[Prompt] Only the number is wanted: how many lines contain the word "this"?

[Data shown]
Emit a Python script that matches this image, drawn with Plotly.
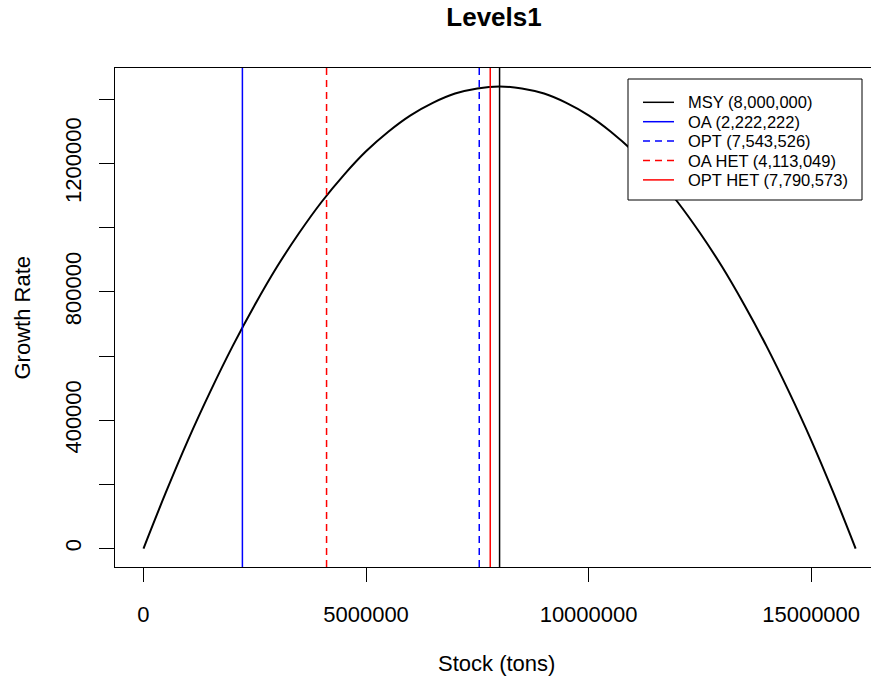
import plotly.graph_objects as go

# Data
stock = [0, 500000, 1000000, 1500000, 2000000, 2500000, 3000000, 3500000, 4000000,
         4500000, 5000000, 5500000, 6000000, 6500000, 7000000, 7500000, 8000000,
         8500000, 9000000, 9500000, 10000000, 10500000, 11000000, 11500000, 12000000,
         12500000, 13000000, 13500000, 14000000, 14500000, 15000000, 15500000, 16000000]
growth = [0, 174000, 338000, 489000, 630000, 759000, 878000, 984000, 1080000,
          1164000, 1238000, 1299000, 1350000, 1389000, 1418000, 1434000, 1440000,
          1434000, 1418000, 1389000, 1350000, 1299000, 1238000, 1164000, 1080000,
          984000, 878000, 759000, 630000, 489000, 338000, 174000, 0]

level_names = ["MSY (8,000,000)", "OA (2,222,222)", "OPT (7,543,526)",
               "OA HET (4,113,049)", "OPT HET (7,790,573)"]
level_values = [8000000, 2222222, 7543526, 4113049, 7790573]
level_colors = ["black", "#0000FF", "#0000FF", "#FF0000", "#FF0000"]
level_dash = ["solid", "solid", "7px,5px", "7px,5px", "solid"]

x_ticks = [0, 5000000, 10000000, 15000000]
x_ticktext = ["0", "5000000", "10000000", "15000000"]
y_ticks = [0, 200000, 400000, 600000, 800000, 1000000, 1200000, 1400000]
y_ticktext = ["0", "", "400000", "", "800000", "", "1200000", ""]

FONT = "Liberation Sans, Arial, sans-serif"

# plot area in pixels
L, R, T, B = 115, 871, 68, 567
PW, PH = R - L, B - T


def px(xp):
    return (xp - L) / PW


def py(yp):
    return (B - yp) / PH


fig = go.Figure()
fig.add_trace(go.Scatter(x=stock, y=growth, mode="lines", showlegend=False,
                         line=dict(color="black", width=2, shape="spline"),
                         hoverinfo="skip"))

for v, c, d in zip(level_values, level_colors, level_dash):
    fig.add_shape(type="line", xref="x", yref="paper", x0=v, x1=v, y0=0, y1=1,
                  line=dict(color=c, width=1.5, dash=d))

# legend box (drawn by hand to match R's compact legend)
fig.add_shape(type="rect", xref="paper", yref="paper",
              x0=px(628), x1=px(862), y0=py(200), y1=py(79),
              line=dict(color="black", width=1), fillcolor="white", layer="above")
row0, row_step = 102.3, 19.4
for i, (name, c, d) in enumerate(zip(level_names, level_colors, level_dash)):
    yc = row0 + i * row_step
    fig.add_shape(type="line", xref="paper", yref="paper",
                  x0=px(643), x1=px(674), y0=py(yc), y1=py(yc),
                  line=dict(color=c, width=1.5, dash=d), layer="above")
    fig.add_annotation(text=name, xref="paper", yref="paper", x=px(686), y=py(yc),
                       xanchor="left", yanchor="middle", showarrow=False,
                       font=dict(size=16.5, color="black"))

xmin, xmax = min(stock), max(stock)
ymin, ymax = min(growth), max(growth)
xpad = 0.04 * (xmax - xmin)
ypad = 0.04 * (ymax - ymin)

fig.update_layout(
    width=871, height=681,
    margin=dict(l=L, r=871 - R, t=T, b=681 - B),
    paper_bgcolor="white", plot_bgcolor="white",
    font=dict(family=FONT, size=22, color="black"),
    title=dict(text="<b>Levels1</b>", x=494 / 871, xref="container", xanchor="center",
               y=1 - 17 / 681, yref="container", yanchor="middle",
               font=dict(family=FONT, size=26, color="black")),
    showlegend=False,
)
fig.update_xaxes(range=[xmin - xpad, 16345000], showgrid=False, zeroline=False,
                 showline=True, mirror=True, linecolor="black", linewidth=1,
                 tickmode="array", tickvals=x_ticks, ticktext=x_ticktext,
                 ticks="outside", ticklen=14, tickcolor="black", tickwidth=1,
                 ticklabelstandoff=14, tickfont=dict(size=22))
fig.update_yaxes(range=[ymin - ypad, ymax + ypad], showgrid=False, zeroline=False,
                 showline=True, mirror=False, linecolor="black", linewidth=1,
                 tickmode="array", tickvals=y_ticks, ticktext=y_ticktext,
                 ticks="outside", ticklen=15, tickcolor="black", tickwidth=1,
                 tickangle=-90, ticklabelstandoff=9, tickfont=dict(size=22))

fig.add_annotation(text="Stock (tons)", xref="paper", yref="paper",
                   x=px(496), y=py(663), showarrow=False,
                   xanchor="center", yanchor="middle", font=dict(size=22))
fig.add_annotation(text="Growth Rate", xref="paper", yref="paper",
                   x=px(22), y=0.5, showarrow=False, textangle=-90,
                   xanchor="center", yanchor="middle", font=dict(size=22))

fig.write_html("out.html")
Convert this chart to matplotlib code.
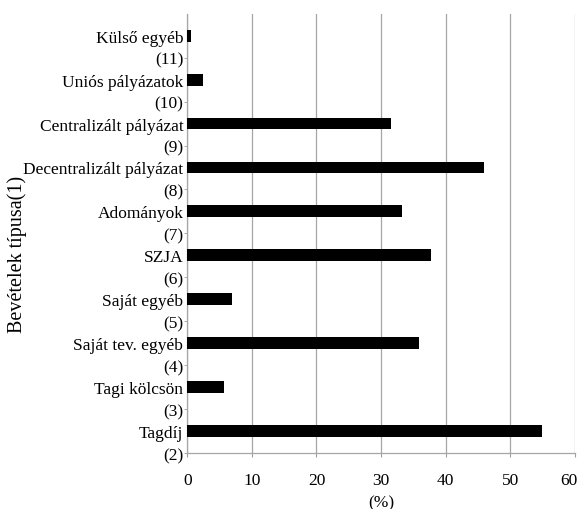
import numpy as np
import matplotlib.pyplot as plt
from matplotlib.transforms import ScaledTranslation

plt.rcParams['font.family'] = ['Liberation Serif', 'DejaVu Serif']

categories = [
    "Tagdíj",
    "Tagi kölcsön",
    "Saját tev. egyéb",
    "Saját egyéb",
    "SZJA",
    "Adományok",
    "Decentralizált pályázat",
    "Centralizált pályázat",
    "Uniós pályázatok",
    "Külső egyéb",
]
codes = ["(2)", "(3)", "(4)", "(5)", "(6)", "(7)", "(8)", "(9)", "(10)", "(11)"]
values = [54.9, 5.6, 35.8, 6.9, 37.8, 33.3, 45.9, 31.5, 2.5, 0.5]

fs = 12.5

fig = plt.figure(figsize=(5.8, 5.1), dpi=100)
ax = fig.add_axes([0.323, 0.110, 0.668, 0.861])

y = np.arange(len(categories))
ax.barh(y, values, height=0.27, color="black", zorder=3)

ax.set_xlim(0, 60)
ax.set_ylim(-0.5, len(categories) - 0.5)
ax.set_xticks(np.arange(0, 61, 10))

ax.set_yticks(y)
ax.set_yticklabels(categories)
ax.set_yticks(y - 0.5, minor=True)
ax.set_yticklabels(codes, minor=True)

ax.tick_params(axis="y", which="major", length=0, pad=2.9, labelsize=fs)
ax.tick_params(axis="y", which="minor", length=2, color="#a0a0a0", pad=0.9, labelsize=fs)
ax.tick_params(axis="x", length=3, color="#a0a0a0", pad=10.5, labelsize=fs)

# last tick label nudged inward so it stays inside the figure
last = ax.get_xticklabels()[-1]
last.set_transform(last.get_transform() + ScaledTranslation(-6 / 100, 0, fig.dpi_scale_trans))

ax.grid(axis="x", color="#a6a6a6", linewidth=0.9, zorder=0)

for side in ["top", "right"]:
    ax.spines[side].set_visible(False)
for side in ["left", "bottom"]:
    ax.spines[side].set_color("#a6a6a6")
    ax.spines[side].set_linewidth(0.9)

ax.set_xlabel("(%)", fontsize=fs, labelpad=4.5)
ax.set_ylabel("Bevételek típusa(1)", fontsize=14.5)
ax.yaxis.set_label_coords(-0.413, 0.455)

fig.savefig("out.png", dpi=100)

[Task output] 2